Between these seats was a usefule underfloor ski locker. We’ve already looked at the aft lounge, but neglected to mention another worthwhile development in this area ‘ the transom door. This opens towards a folding ladder that’s stowed in a recess on the port swim platform. It’s kept out of the way until it’s folded down to allow easy exit and entry over the stern. Beaches, swimming and skiing are obviously on the agenda for the Cruise Craft Resort 6m. The aft cockpit table is another option that stows out of the way on this outboard powered boat. It was an option we’d find hard to do without.

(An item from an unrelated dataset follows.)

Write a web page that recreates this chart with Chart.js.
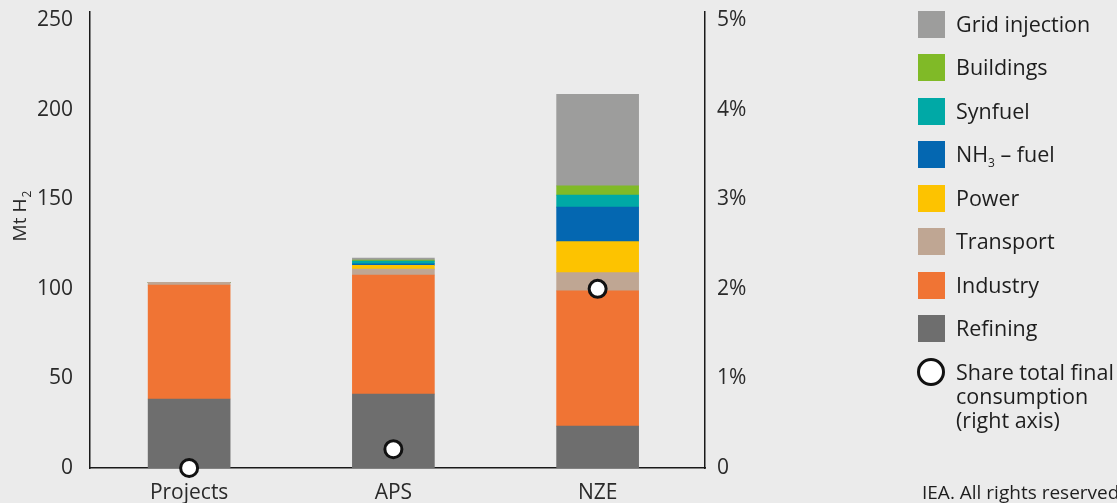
<!DOCTYPE html>
<html>
<head>
<meta charset="utf-8">
<script src="https://cdn.jsdelivr.net/npm/chart.js@4.4.1/dist/chart.umd.min.js"></script>
<style>
  html, body { margin:0; padding:0; background:#ebebeb; }
  body { width:1117px; height:503px; position:relative; overflow:hidden; font-family:'Open Sans', sans-serif; color:#1e1e1e; }
  #wrap { position:absolute; left:0; top:0; width:1117px; height:503px; }
  .leg { position:absolute; left:918px; font-size:21.5px; line-height:24px; white-space:nowrap; }
  .leg .sw { position:absolute; left:0; width:27px; height:27px; }
  .leg .tx { position:absolute; left:38px; }
  .circ { position:absolute; left:917px; width:22px; height:22px; border:3.5px solid #111; border-radius:50%; background:#fff; }
  .note { position:absolute; left:922px; top:479px; font-size:19px; white-space:nowrap; color:#1e1e1e; }
</style>
</head>
<body>
<div id="wrap"><canvas id="c" width="1117" height="503"></canvas></div>
<div id="legend"></div>
<div class="note">IEA. All rights reserved.</div>
<script>
const categories = ['Projects', 'APS', 'NZE'];
const refining  = [38.5, 41.3, 23.4];
const industry  = [63.6, 66.4, 75.5];
const transport = [1.5, 3.3, 10.1];
const power     = [0, 2.1, 17.3];
const nh3Fuel   = [0, 0.9, 19.3];
const synfuel   = [0, 1.5, 6.7];
const buildings = [0, 0.6, 5.2];
const gridInj   = [0, 1.1, 51.0];
const shareTFC  = [0, 0.21, 2.0];
const leftTicks = [0, 50, 100, 150, 200, 250];
const rightTicks = [0, 1, 2, 3, 4, 5];

const colors = {
  refining:'#6e6e6e', industry:'#f07434', transport:'#bfa693', power:'#fdc300',
  nh3:'#0467b1', synfuel:'#00a9a6', buildings:'#80ba27', grid:'#9d9d9c'
};

const FONT = "'Open Sans', sans-serif";
const TXT = '#2a2a2a';
const LMAX = 254.5;
const RMAX = 5 * LMAX / 250;

function bar(label, data, color) {
  return { type:'bar', label, data, backgroundColor: color, borderWidth:0, barThickness:82, order:2, yAxisID:'y' };
}

const titlePlugin = {
  id:'ytitle',
  afterDraw(chart) {
    const ctx = chart.ctx;
    ctx.save();
    ctx.translate(21, 216);
    ctx.rotate(-Math.PI/2);
    ctx.fillStyle = TXT;
    ctx.textBaseline = 'middle';
    ctx.font = "19px " + FONT;
    const main = 'Mt H';
    const w = ctx.measureText(main).width;
    ctx.textAlign = 'left';
    ctx.fillText(main, -w/2 - 4, 0);
    ctx.font = "12px " + FONT;
    ctx.fillText('2', w/2 - 3, 7);
    ctx.restore();
  }
};

// category band of the reference sits slightly left of the axis frame
const bandPlugin = {
  id:'band',
  afterLayout(chart) {
    const s = chart.scales.x;
    s._startPixel = 87;
    s._length = 612.75;
    s._endPixel = 87 + 612.75;
  }
};

function noPad(s) { s.paddingTop = 0; s.paddingBottom = 0; s.paddingLeft = 0; s.paddingRight = 0; }

new Chart(document.getElementById('c'), {
  data: {
    labels: categories,
    datasets: [
      bar('Refining', refining, colors.refining),
      bar('Industry', industry, colors.industry),
      bar('Transport', transport, colors.transport),
      bar('Power', power, colors.power),
      bar('NH3 – fuel', nh3Fuel, colors.nh3),
      bar('Synfuel', synfuel, colors.synfuel),
      bar('Buildings', buildings, colors.buildings),
      bar('Grid injection', gridInj, colors.grid),
      { type:'line', label:'Share total final consumption (right axis)', data: shareTFC, yAxisID:'y2',
        showLine:false, pointRadius:8.5, pointHoverRadius:8.5, pointBorderWidth:3, pointBackgroundColor:'#ffffff',
        pointBorderColor:'#111111', order:0, clip:false }
    ]
  },
  options: {
    responsive:false,
    animation:false,
    events:[],
    layout:{ padding:{ top:12, left:0, right:0, bottom:0 } },
    plugins:{ legend:{ display:false }, tooltip:{ enabled:false } },
    scales:{
      x:{
        stacked:true,
        grid:{ display:false, drawTicks:false },
        border:{ display:true, color:'#1a1a1a', width:1.5 },
        ticks:{ color:TXT, font:{ family:FONT, size:21 }, padding:12, maxRotation:0 },
        afterFit(s){ s.height = 35; noPad(s); }
      },
      y:{
        stacked:true, position:'left', min:0, max:LMAX,
        grid:{ display:false, drawTicks:false },
        border:{ display:true, color:'#1a1a1a', width:1.5 },
        ticks:{ color:TXT, font:{ family:FONT, size:21 }, padding:17 },
        afterBuildTicks(s){ s.ticks = leftTicks.map(v => ({ value:v })); },
        afterFit(s){ s.width = 90; noPad(s); }
      },
      y2:{
        stacked:false, position:'right', min:0, max:RMAX,
        grid:{ display:false, drawTicks:false },
        border:{ display:true, color:'#1a1a1a', width:1.5 },
        ticks:{ color:TXT, font:{ family:FONT, size:21 }, padding:12, callback:(v) => v === 0 ? '0' : v + '%' },
        afterBuildTicks(s){ s.ticks = rightTicks.map(v => ({ value:v })); },
        afterFit(s){ s.width = 412; noPad(s); }
      }
    }
  },
  plugins:[titlePlugin, bandPlugin]
});

// HTML legend
const legendItems = [
  ['Grid injection', colors.grid],
  ['Buildings', colors.buildings],
  ['Synfuel', colors.synfuel],
  ['NH<sub style="font-size:12px;vertical-align:-5px;">3</sub> – fuel', colors.nh3],
  ['Power', colors.power],
  ['Transport', colors.transport],
  ['Industry', colors.industry],
  ['Refining', colors.refining]
];
const lg = document.getElementById('legend');
legendItems.forEach((it, i) => {
  const cy = 24 + i * 43.5;
  const d = document.createElement('div');
  d.className = 'leg';
  d.style.top = (cy - 13.5) + 'px';
  d.innerHTML = '<div class="sw" style="background:' + it[1] + '"></div><div class="tx" style="top:1px">' + it[0] + '</div>';
  lg.appendChild(d);
});
const c = document.createElement('div');
c.className = 'circ';
c.style.top = (372 - 14.5) + 'px';
lg.appendChild(c);
const st = document.createElement('div');
st.className = 'leg';
st.style.top = (372 - 12) + 'px';
st.innerHTML = '<div class="tx" style="top:0">Share total final<br>consumption<br>(right axis)</div>';
lg.appendChild(st);
</script>
</body>
</html>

Other options fitted to the test boat were a ski pole and a bimini top, which we removed for the photo shoot and missed greatly once the day got tropical. Not much has been left to option on this boat. We like the way Cruise Craft build boats and it’s easy to take for granted details like the pop-up stern cleats, the armoured glass windscreen, the quality of the upholstery and the flawless finish of the hull’s gel coat. Our test boat was powered by a 200hp Yamaha HPDI two-stroke brandishing impressively loud V-Max logos. The team thought these added to the racy looks of the bright orange hull and we heard that all future Yamaha HPDI two-strokes will wear these decals.

At the time of our test, Cruise Craft were of two minds about whether the Resort 6m performed better spinning a 17′, or an 19′, Yamaha stainless prop. We ran a full set of figures with three adults onboard and recorded a top speed of 42.2 knots at 5700rpm with the 17′ prop. Later we ran the boat again, but this time with the 19′ prop and only two adults onboard. This time we hit a top speed of 46.2 knots, also at 5700rpm. We won’t bore readers with two sets of quite parallel figures except to note that without resorting to stop watches there was little discernable difference in acceleration with either propeller.

About the only difference between the two we found of interest was that at a 3500rpm cruise the 17′ prop produced 23.7 knots, while the 19′ version hit 26.1. Power delivery from the low emission two-stroke was effortless right across the rev range and the big bowrider certainly went just like it looked… fast! At the time of writing final pricing figures were still to be decided.